A Spectral Rooster

by Diana Odasso

My second year at the University of Chicago, I moved into an apartment owned by my roommate’s father, a professor emeritus of Arabic Literature. Years before they had purchased the flat on the cheap as the previous tenant had been murdered there by her husband. She had been a sculptor; traces of clay were still visible between the floorboards.

It was summer in Chicago. A few days before the other roommates arrived, my boyfriend helped me move into the grimy walk-up that had been uninhabited for a decade. I had just purchased a single size futon, presumably to torture him. He squeezed next to me on the dusty floor of a bedroom with no air conditioning. That first night, we somehow convinced ourselves  that a human size rooster would soon be seen walking by, its sharpened spurs clicking on the floor, pausing at our bedroom door long enough to turn a feathered head and merciless gaze towards us. Terrified, we ran off to sleep at his mother’s house. So visual was this fear that even today I hold a crystalline image of that rooster in the mind’s eye.

A few years after college, I traveled to New Zealand with the same poor man. We were camping outside of Queenstown and walked to town one evening to watch The Ring. Later back at camp, I bawled in fear. The images on the screen, the images in my head, were no different than reality.  I would not have been surprised to see that evil child’s ratty wig of long black hair and bent arm snaking though the zipper of our tent

From childhood I have carried through the concept that if a negative thought alights on my mind but for a second, that thing, awful, tragic, or terrifying, will be willed into being. It began with the ‘Bloody Mary’s’ chanted in front of third grade bathroom mirrors and continued with ghost stories, roosters and later the sense of impending doom that surrounded almost all of my romantic relationships.

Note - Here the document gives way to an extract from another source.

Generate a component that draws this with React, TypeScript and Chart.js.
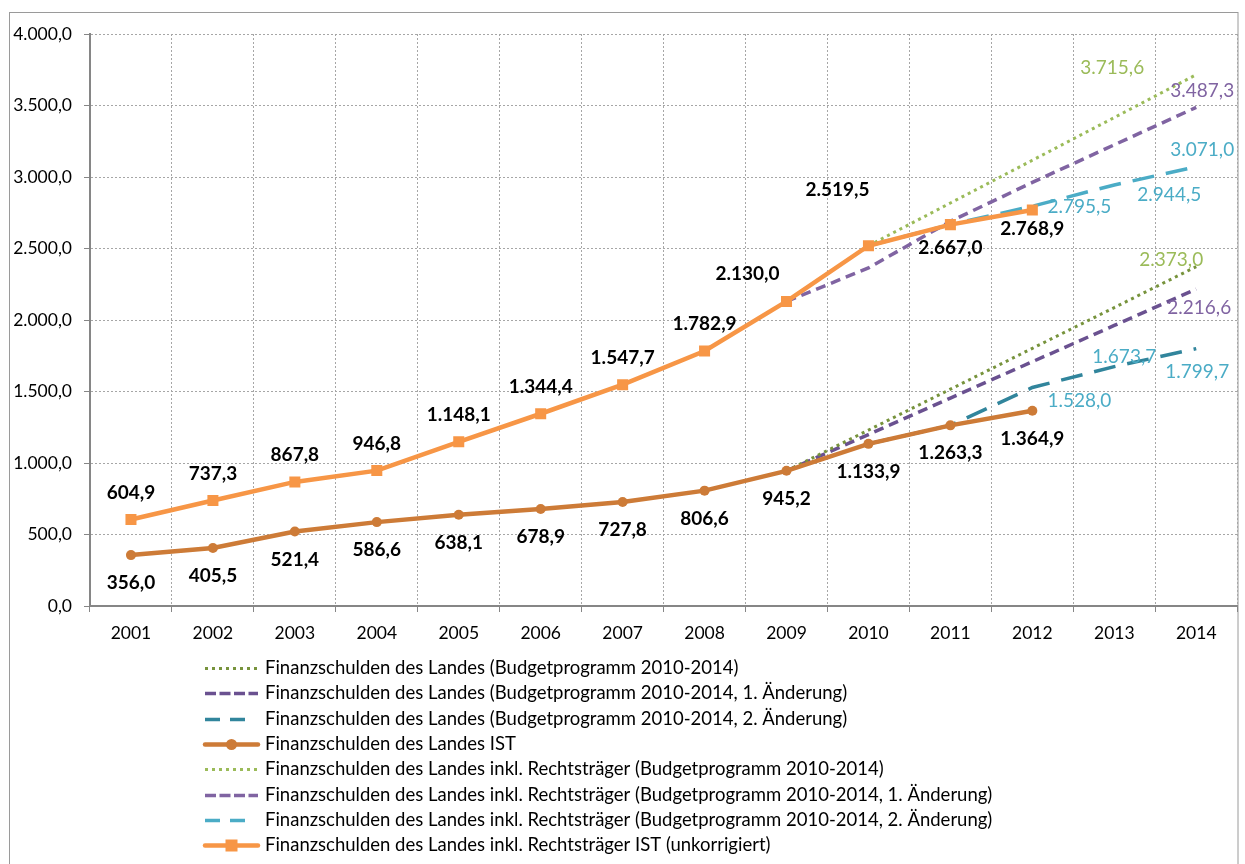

Unfortunately, I have not maintained the logically opposite belief: that wonderful and enchanted things will happen to me if I dare to think about them. And neither have I done much to dispel the negatives. The notion of creating phantoms, tragedies and car accidents with the mind is an intoxicating delusion. But today is Halloween, so you’ll forgive me if I choose to resurrect nostalgic ghosts – spectral roosters walking bandy-legged through the past.